Trump attorney Alina Habba on Wednesday did not rule out the former president seeking out foreign money to pay his New York fraud judgment.

Trump’s inability to secure bond to appeal the $454 million judgment against him has raised questions about where he may get the money. “Nobody wants to lend him the money, in this country anyway. Who knows what’s going to happen with Russia and Saudi Arabia?” Joy Behar, the co-host of “The View,” said in a recent segment.

Fox News host Martha MacCallum asked Habba about the concerns on Wednesday.

“Is there any effort on the part of your team to secure this money through another country, Saudi Arabia or Russia?” she asked.

“Well, there’s rules and regulations that are public. I can’t speak about strategy, that requires certain things and we have to follow those rules. Like I said, this is manifest injustice. It is impossible — it is an impossibility. I believe they knew that,” Habba said.

“I think that’s why mid-trial, frankly, they changed their ask from $250 million to the ridiculous amount of money that they have asked for,” she continued. “I think everything is done intentionally. I do not doubt that the witch-hunt that the election interference goal is what was ringing steady and loudly and true throughout all these trials, frankly. And we’re seeing it. It’s the demise of our country, not the demise of Trump. So we’ll handle it as we always have and keep working hard.”

Observers couldn’t help but notice that Habba never said “no.”

“Wtf,” tweeted Luke Zaleski, the legal affairs editor at Conde Nast.

“Very easy to just say ‘no we are not taking foreign money’ that’s not at all what she said,” wrote Sen. Brian Schatz, D-Hawaii.

Experts have increasingly expressed concern about where Trump may get the money.

Former Mueller prosecutor Andrew Weissmann told CNN that the presumptive Republican nominee seeking out a third party “is raising national security concerns, because you really don’t want someone who’s running for president...to have hundreds of millions of reasons to be beholden to somebody.”
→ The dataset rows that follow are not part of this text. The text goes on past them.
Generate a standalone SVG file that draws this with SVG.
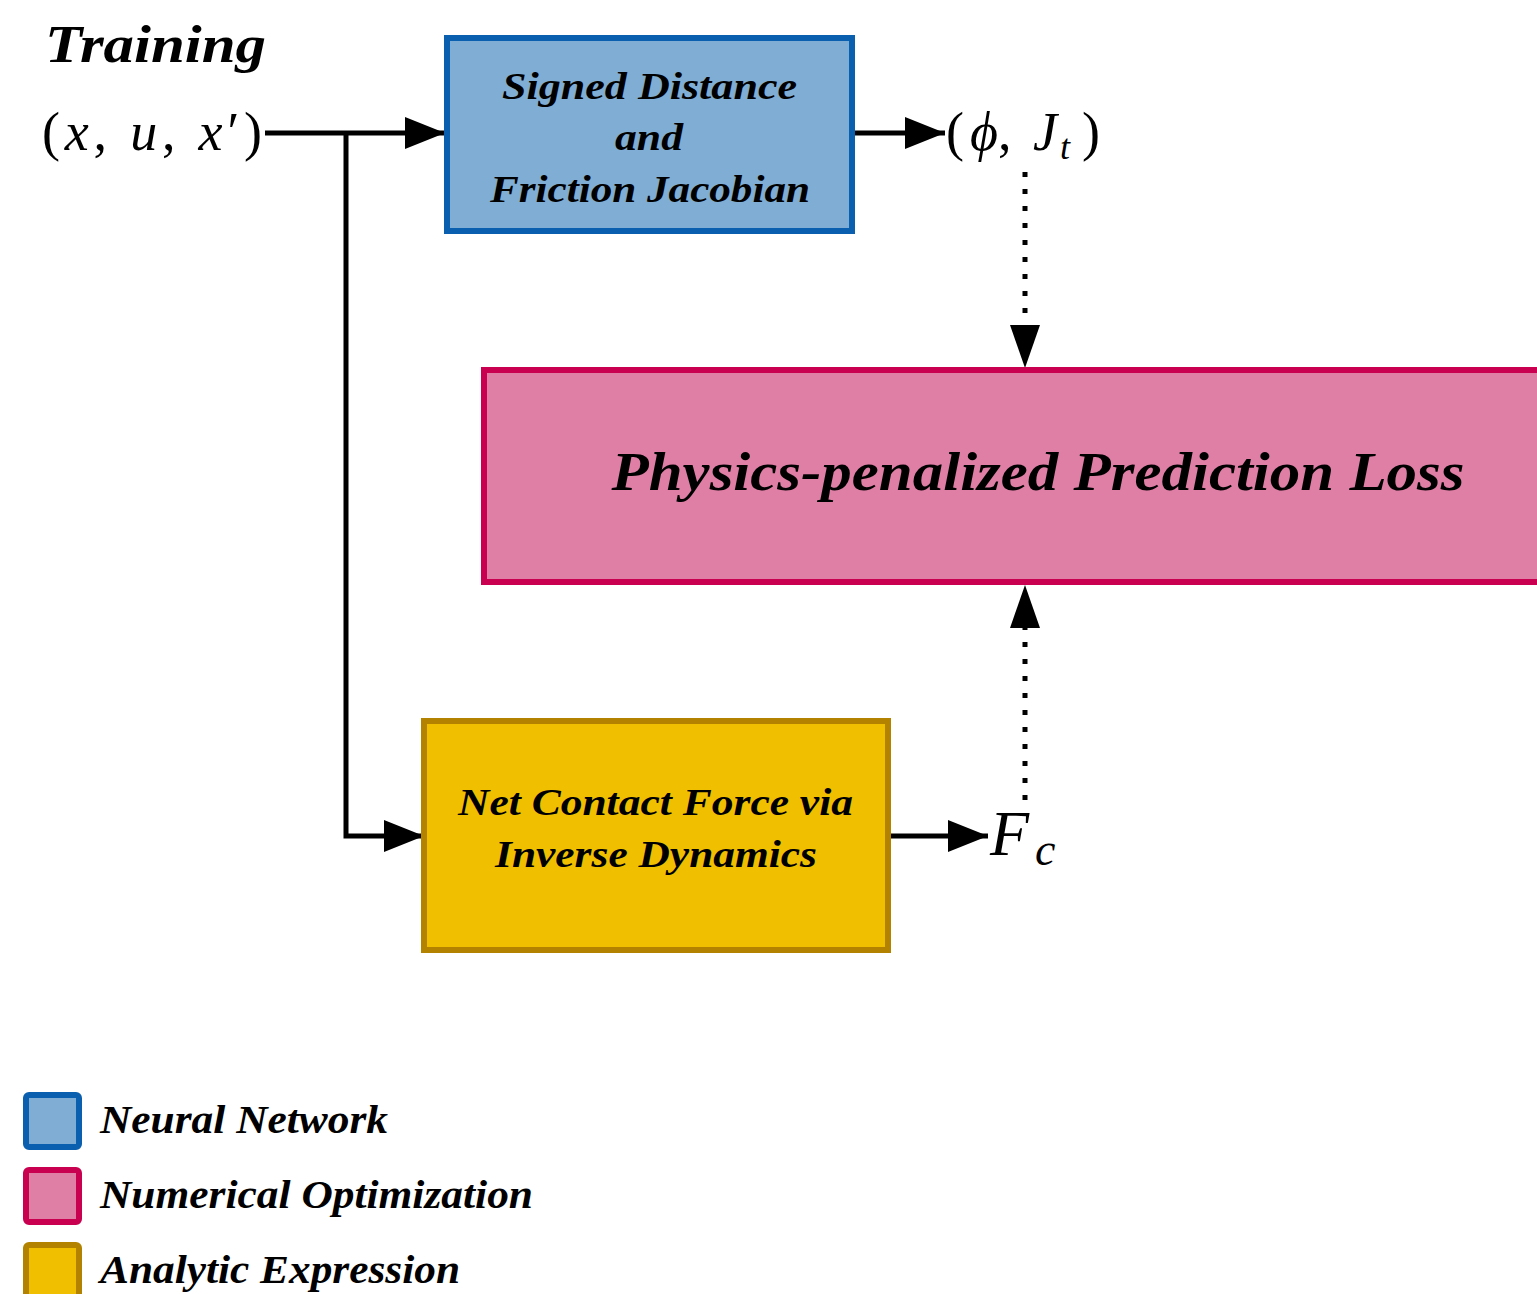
<svg xmlns="http://www.w3.org/2000/svg" width="1537" height="1294" viewBox="0 0 1537 1294">
<defs>
<style>
.lbl{font-family:"Liberation Serif","Times New Roman",serif;font-weight:bold;font-style:italic;fill:#000}
.math{font-family:"Liberation Serif","Times New Roman",serif;fill:#000}
.mi{font-style:italic}
.wire{fill:none;stroke:#000;stroke-width:5}
.dot{fill:none;stroke:#000;stroke-width:5;stroke-dasharray:5 12}
.nn{fill:#7fadd4;stroke:#0a60ae;stroke-width:6}
.opt{fill:#e07fa6;stroke:#c8004f;stroke-width:6}
.ana{fill:#f0bf00;stroke:#b38300;stroke-width:6}
</style>
<marker id="ah" viewBox="0 0 40 32" refX="40" refY="16" markerWidth="40" markerHeight="32" markerUnits="userSpaceOnUse" orient="auto">
<path d="M0,0 L40,16 L0,32 z" fill="#000"/>
</marker>
</defs>
<rect width="1537" height="1294" fill="#fff"/>

<g id="title">
<text class="lbl" x="45" y="62" font-size="52" textLength="221" lengthAdjust="spacingAndGlyphs">Training</text>
</g>
<g id="input">
<text class="math" x="42" y="150" font-size="54" textLength="220" lengthAdjust="spacing">(<tspan class="mi">x</tspan>, <tspan class="mi">u</tspan>, <tspan class="mi">x</tspan>′)</text>
</g>

<g id="connectors">
<path class="wire" d="M265,133 H445" marker-end="url(#ah)"/>
<path class="wire" d="M346,133 V836 H424" marker-end="url(#ah)"/>
<path class="wire" d="M852,133 H945" marker-end="url(#ah)"/>
<path class="wire" d="M888,836 H988" marker-end="url(#ah)"/>
<path class="dot" d="M1025,172 V330"/>
<path d="M1010,325 L1040,325 L1025,368 z" fill="#000"/>
<path class="dot" d="M1025,800 V628"/>
<path d="M1010,628 L1040,628 L1025,585 z" fill="#000"/>
</g>

<g id="node-sdf">
<rect class="nn" x="447" y="38" width="405" height="193"/>
<text class="lbl" x="649.5" y="99" font-size="38" text-anchor="middle" textLength="295" lengthAdjust="spacingAndGlyphs">Signed Distance</text>
<text class="lbl" x="649" y="150" font-size="38" text-anchor="middle" textLength="68" lengthAdjust="spacingAndGlyphs">and</text>
<text class="lbl" x="650" y="202" font-size="38" text-anchor="middle" textLength="320" lengthAdjust="spacingAndGlyphs">Friction Jacobian</text>
</g>

<g id="out-phi">
<text class="math" x="946" y="150" font-size="54">(<tspan class="mi" dx="6">ϕ</tspan>, <tspan class="mi" dx="8">J</tspan><tspan class="mi" font-size="36" dy="9" dx="3">t</tspan><tspan dy="-9" dx="12">)</tspan></text>
</g>

<g id="node-loss">
<rect class="opt" x="484" y="370" width="1060" height="212"/>
<text class="lbl" x="1038" y="490" font-size="54" text-anchor="middle" textLength="853" lengthAdjust="spacingAndGlyphs">Physics-penalized Prediction Loss</text>
</g>

<g id="node-invdyn">
<rect class="ana" x="424" y="721" width="464" height="229"/>
<text class="lbl" x="655.5" y="815" font-size="38" text-anchor="middle" textLength="395" lengthAdjust="spacingAndGlyphs">Net Contact Force via</text>
<text class="lbl" x="656" y="867" font-size="38" text-anchor="middle" textLength="322" lengthAdjust="spacingAndGlyphs">Inverse Dynamics</text>
</g>

<g id="out-fc">
<text class="math" x="990" y="855" font-size="64"><tspan class="mi">F</tspan><tspan class="mi" font-size="46" dy="10" dx="6">c</tspan></text>
</g>

<g id="legend">
<rect class="nn" x="26" y="1095" width="53" height="52" rx="3"/>
<text class="lbl" x="100" y="1133" font-size="40" textLength="288" lengthAdjust="spacingAndGlyphs">Neural Network</text>
<rect class="opt" x="26" y="1170" width="53" height="52" rx="3"/>
<text class="lbl" x="100" y="1208" font-size="40" textLength="433" lengthAdjust="spacingAndGlyphs">Numerical Optimization</text>
<rect class="ana" x="26" y="1245" width="53" height="52" rx="3"/>
<text class="lbl" x="100" y="1283" font-size="40" textLength="360" lengthAdjust="spacingAndGlyphs">Analytic Expression</text>
</g>
</svg>
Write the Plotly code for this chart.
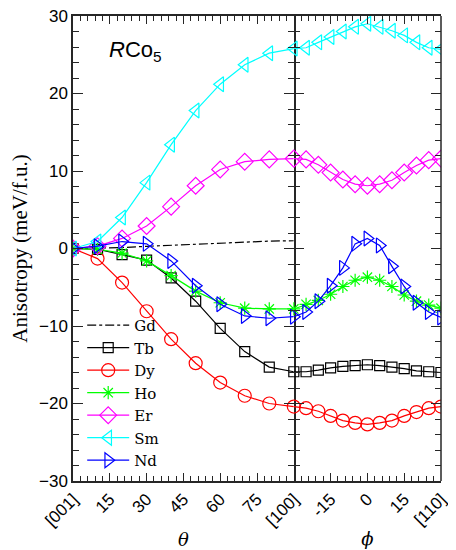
import plotly.graph_objects as go

theta = [0, 10, 20, 30, 40, 50, 60, 70, 80, 90]
phi = [-30, -25, -20, -15, -10, -5, 0, 5, 10, 15, 20, 25, 30]

gd_theta = [0, 0.03, 0.12, 0.28, 0.42, 0.58, 0.72, 0.85, 0.95, 1.0]

tb_theta = [0, -0.1, -0.8, -1.5, -3.8, -6.8, -10.3, -13.3, -15.3, -15.9]
dy_theta = [0, -1.3, -4.4, -8.1, -11.7, -14.8, -17.3, -19.0, -20.0, -20.4]
ho_theta = [0, -0.1, -0.6, -1.6, -3.5, -5.5, -7.0, -7.7, -7.8, -7.8]
er_theta = [0, 0.3, 1.3, 2.9, 5.4, 8.1, 10.2, 11.2, 11.5, 11.6]
sm_theta = [0, 0.9, 4.0, 8.5, 13.4, 17.8, 21.2, 23.7, 25.2, 25.8]
nd_theta = [0, 0.3, 0.9, 0.6, -1.6, -4.8, -7.2, -8.7, -9.0, -8.8]

tb_phi = [-15.9, -15.9, -15.7, -15.4, -15.2, -15.1, -15.0, -15.1, -15.3, -15.5, -15.8, -15.9, -16.0]
dy_phi = [-20.4, -20.6, -21.0, -21.6, -22.2, -22.5, -22.7, -22.5, -22.2, -21.6, -21.1, -20.6, -20.4]
ho_phi = [-7.8, -7.2, -6.7, -5.9, -4.9, -4.1, -3.7, -4.1, -4.9, -6.0, -6.8, -7.3, -7.7]
er_phi = [11.6, 11.5, 10.8, 9.8, 8.9, 8.3, 8.1, 8.3, 8.8, 9.8, 10.7, 11.4, 11.6]
sm_phi = [25.8, 25.9, 26.6, 27.3, 28.0, 28.6, 29.0, 28.6, 28.1, 27.5, 26.6, 25.9, 25.7]
nd_phi = [-8.8, -8.2, -6.8, -4.8, -2.5, 0.6, 1.3, 0.4, -2.3, -4.9, -7.0, -8.2, -8.9]

theta_ticks = [0, 15, 30, 45, 60, 75, 90]
theta_text = ["[001]", "15", "30", "45", "60", "75", "[100]"]
phi_ticks = [-15, 0, 15, 30]
phi_text = ["-15", "0", "15", "[110]"]

series = [
    ("Tb", tb_theta, tb_phi, "#000000", "square-open", 10),
    ("Dy", dy_theta, dy_phi, "#FF0000", "circle-open", 13),
    ("Ho", ho_theta, ho_phi, "#00FF00", "asterisk-open", 11),
    ("Er", er_theta, er_phi, "#FF00FF", "diamond-open", 13),
    ("Sm", sm_theta, sm_phi, "#00FFFF", "triangle-left-open", 13),
    ("Nd", nd_theta, nd_phi, "#0000FF", "triangle-right-open", 13),
]

fig = go.Figure()
fig.add_trace(go.Scatter(x=theta, y=gd_theta, mode="lines", name="Gd",
                         line=dict(color="black", width=1.2, dash="dashdot"),
                         xaxis="x", yaxis="y"))
for name, yt, yp, col, sym, sz in series:
    mk = dict(symbol=sym, size=sz, color=col, line=dict(color=col, width=1.2))
    fig.add_trace(go.Scatter(x=theta, y=yt, mode="lines+markers", name=name,
                             line=dict(color=col, width=1.2), marker=mk,
                             xaxis="x", yaxis="y"))
    fig.add_trace(go.Scatter(x=phi, y=yp, mode="lines+markers", name=name,
                             line=dict(color=col, width=1.2), marker=mk,
                             showlegend=False, xaxis="x2", yaxis="y2"))

AX = "#262626"
tickfont = dict(family="Liberation Sans, Arial", size=17, color="black")
common_x = dict(showline=True, linecolor=AX, linewidth=1.5, mirror="allticks",
                ticks="inside", ticklen=8, tickwidth=1.2, tickcolor=AX,
                tickangle=-45, tickfont=tickfont, showgrid=False, zeroline=False,
                automargin=False, ticklabeloverflow="allow")
minor_x = dict(dtick=3, tick0=0, ticks="inside", ticklen=5, tickcolor=AX)

fig.update_layout(
    width=448, height=542,
    margin=dict(l=65, r=15, t=8, b=69),
    paper_bgcolor="white", plot_bgcolor="white",
    xaxis=dict(domain=[0, 0.6], range=[0, 90], tickmode="array",
               tickvals=theta_ticks, ticktext=theta_text, minor=minor_x,
               title=dict(text="<i>θ</i>", font=dict(family="DejaVu Serif", size=18, color="black"), standoff=4),
               **common_x),
    xaxis2=dict(domain=[0.6, 1], range=[-30, 30], tickmode="array",
                tickvals=phi_ticks, ticktext=phi_text, anchor="y2", minor=minor_x,
                title=dict(text="<i>ϕ</i>", font=dict(family="DejaVu Serif", size=18, color="black"), standoff=4),
                **common_x),
    yaxis=dict(range=[-30, 30], dtick=10, showline=True, linecolor=AX, linewidth=1.5,
               mirror="allticks", ticks="inside", ticklen=10, tickwidth=1.2, tickcolor=AX,
               minor=dict(dtick=2, ticks="inside", ticklen=6, tickcolor=AX),
               tickfont=tickfont, showgrid=False, zeroline=False, automargin=False,
               ticklabeloverflow="allow",
               title=dict(text="Anisotropy (meV/f.u.)", font=dict(family="Liberation Serif", size=21, color="black"), standoff=6)),
    yaxis2=dict(range=[-30, 30], dtick=10, anchor="x2", matches="y", showticklabels=False,
                showline=False, mirror="allticks", ticks="inside", ticklen=10, tickwidth=1.2,
                tickcolor=AX, automargin=False,
                minor=dict(dtick=2, ticks="inside", ticklen=6, tickcolor=AX),
                showgrid=False, zeroline=False),
    legend=dict(x=0.025, y=0.37, xanchor="left", yanchor="top", bgcolor="rgba(0,0,0,0)",
                itemwidth=42,
                font=dict(family="DejaVu Serif", size=15, color="black"), tracegroupgap=0),
    showlegend=True,
)
fig.add_shape(type="line", xref="x2 domain", yref="y2 domain", x0=1, x1=1, y0=0, y1=1,
              line=dict(color=AX, width=1.5))
fig.add_annotation(x=14, y=25.5, xref="x", yref="y", xanchor="left", yanchor="middle",
                   text="<i>R</i>Co<sub>5</sub>", showarrow=False,
                   font=dict(family="Liberation Sans, Arial", size=22, color="black"))

fig.write_html("out.html")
“In the event that [Trump] has to take that money from an individual or an entity, whether domestic or international, that individual or entity will potentially have real influence over him and so that is of concern,” former U.S. National Security Adviser Susan Rice told MSNBC. “There’s just so many ways the stench of money from dubious places infuses his business enterprise and so this would add more questions should that be the case going forward,” she added.